**Problem details:** Starting at the first line of the listing below, retype each line up to and including the one that contains "import plotly.graph_objects as go". Leave pictures out.

**Recorded information:**
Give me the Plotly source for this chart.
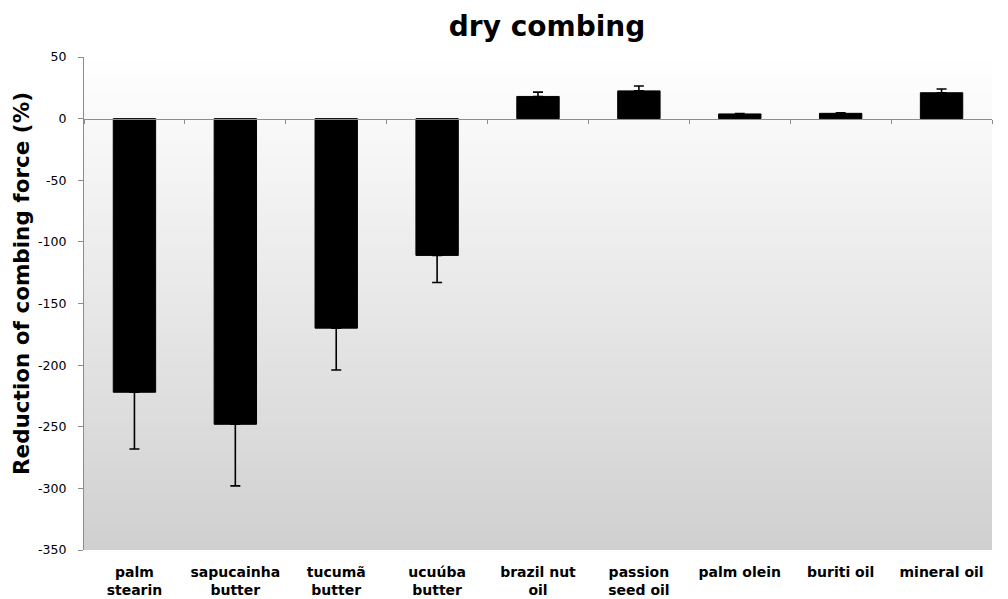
import plotly.graph_objects as go

categories = ["palm<br>stearin", "sapucainha<br>butter", "tucumã<br>butter", "ucuúba<br>butter",
              "brazil nut<br>oil", "passion<br>seed oil", "palm olein", "buriti oil", "mineral oil"]
values = [-222, -248, -170, -111, 18, 22.5, 3.8, 4.3, 21]
errors = [46, 50, 34, 22, 3.5, 4, 0.4, 0.5, 3]
y_ticks = [50, 0, -50, -100, -150, -200, -250, -300, -350]
y_tick_text = ["50", "0", "-50", "-100", "-150", "-200", "-250", "-300", "-350"]

err_plus = [e if v >= 0 else 0 for v, e in zip(values, errors)]
err_minus = [e if v < 0 else 0 for v, e in zip(values, errors)]

fig = go.Figure()
fig.add_trace(go.Bar(
    x=categories, y=values,
    marker=dict(color="black", line=dict(color="black", width=1)),
    width=0.42,
    error_y=dict(type="data", symmetric=False, array=err_plus, arrayminus=err_minus,
                 color="black", thickness=1.6, width=5),
    showlegend=False,
))
# invisible helper trace to draw the category axis line at y = 0
fig.add_trace(go.Scatter(x=categories, y=[0] * len(categories), xaxis="x2",
                         mode="markers", marker=dict(opacity=0), showlegend=False,
                         hoverinfo="skip"))

# gradient background bands
n = 80
shapes = []
top = (255, 255, 255)
bot = (208, 208, 208)
for i in range(n):
    t = (i + 0.5) / n
    c = tuple(round(top[k] + (bot[k] - top[k]) * t) for k in range(3))
    shapes.append(dict(type="rect", xref="x domain", yref="y domain",
                       x0=0, x1=1, y0=1 - (i + 1) / n, y1=1 - i / n + 0.002,
                       fillcolor="rgb(%d,%d,%d)" % c, line=dict(width=0), layer="below"))

fig.update_layout(
    width=1000, height=591,
    margin=dict(l=76, r=16, t=49, b=49),
    paper_bgcolor="white", plot_bgcolor="white",
    shapes=shapes,
    title=dict(text="<b>dry combing</b>", x=0.51, xref="paper", xanchor="center",
               y=0.9695, yref="container", yanchor="middle",
               font=dict(family="DejaVu Sans", size=28, color="black")),
    annotations=[dict(text="<b>Reduction of combing force (%)</b>", textangle=-90,
                      xref="paper", yref="paper", x=-0.0683, y=0.5416,
                      xanchor="center", yanchor="middle", showarrow=False,
                      font=dict(family="DejaVu Sans", size=21.5, color="black"))],
    xaxis=dict(type="category", range=[-0.5, 8.5], showline=False, ticks="",
               showgrid=False, automargin=False,
               tickfont=dict(family="DejaVu Sans", size=14, color="black", weight="bold"),
               ticklabelstandoff=12),
    xaxis2=dict(type="category", range=[-0.5, 8.5], overlaying="x", anchor="free", position=0.875,
                side="bottom", showline=True, linecolor="#8c8c8c", linewidth=1.2,
                ticks="outside", tickson="boundaries", ticklen=4, tickcolor="#8c8c8c",
                showticklabels=False, showgrid=False, automargin=False),
    yaxis=dict(range=[-350, 50], tickvals=y_ticks, ticktext=y_tick_text, showline=True,
               linecolor="#8c8c8c", automargin=False,
               linewidth=1.2, ticks="outside", ticklen=5, tickcolor="#8c8c8c",
               showgrid=False, zeroline=False, ticklabelstandoff=9,
               tickfont=dict(family="DejaVu Sans", size=12.5, color="black")),
)

fig.write_html("out.html")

**Solution for this exercise:**
Give me the Plotly source for this chart.
import plotly.graph_objects as go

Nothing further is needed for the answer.